3 Have an option of the player as an athlete prior to seeing combine numbers. The combine just either confirm what you thought or make you go back and reconsider/rewatch a player. 

4 Take breaks when watching tape to go watch highlights of elite guys. This does two things. First, it will help remind you what makes great players great. Second, it will emphasize the caliber of player you want. Watching lots of players (especially later round guys) I found that I start to grade on a curve. But just because a guy looks better than the others doesn’t mean he’s going to be good by NFL standards. 

5 Acknowledge your biases. Everyone will have them.
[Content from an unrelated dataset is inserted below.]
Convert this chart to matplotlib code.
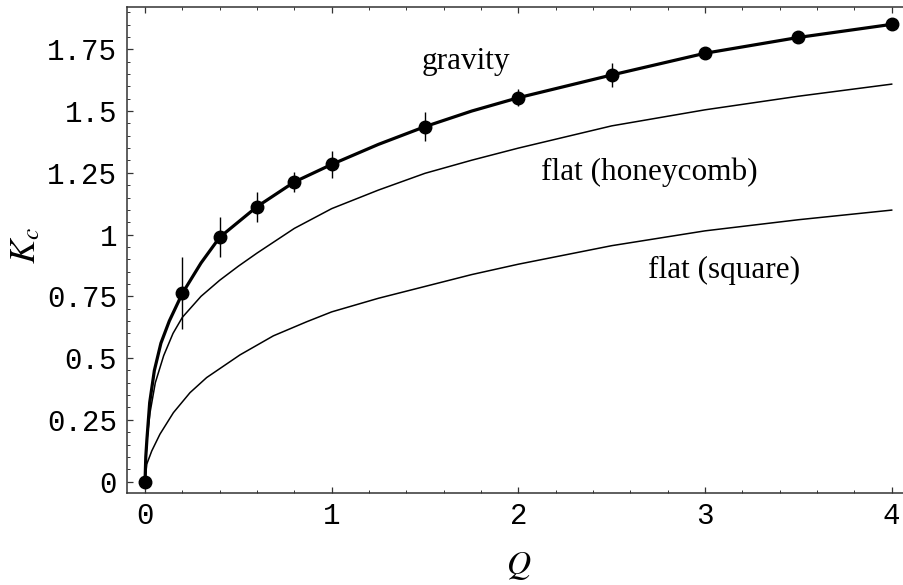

Whether it’s over grading a guy from “Your team”, dismissing a guy from a small school/lower division (I have an issue with this) or even putting too much stock into when you watched a game live, there’s a lot issues that pop up. 

6 Start off with RBs. They are the easiest to evaluate because there’s less unknowns compared to the other positions. 

7 Most of the time you can throw stats out the window. Scheme/system/competition has so much of an impact of stats at the college level that it doesn’t really help with the evaluation. It’s a good resource for finding players/prospects to evaluate but a lot of the time that’s where the stats influence should end. 

8 For me, the only tape that matters is last years. The other stuff is used in the same way as the combine, basically just to confirm a position. There’s obviously exceptions but “he played hurt last season” is not one of them. Pretty much every player in the NFL plays hurt during the season too. 

9 Most injures aren’t a concern. ACL’s used to be a killer but more than enough guys have come back that they aren’t a major concern anymore. Usually injuries are hard to predict as it is so adding in “injury potential” to an evaluation is just adding, to me, unnecessary difficulties.
 
:goodposting:

I particularly liked:

4 Take breaks when watching tape to go watch highlights of elite guys. This does two things. First, it will help remind you what makes great players great. Second, it will emphasize the caliber of player you want. Watching lots of players (especially later round guys) I found that I start to grade on a curve. But just because a guy looks better than the others doesn’t mean he’s going to be good by NFL standards. 
Great advice and not something I'd seen or thought of before!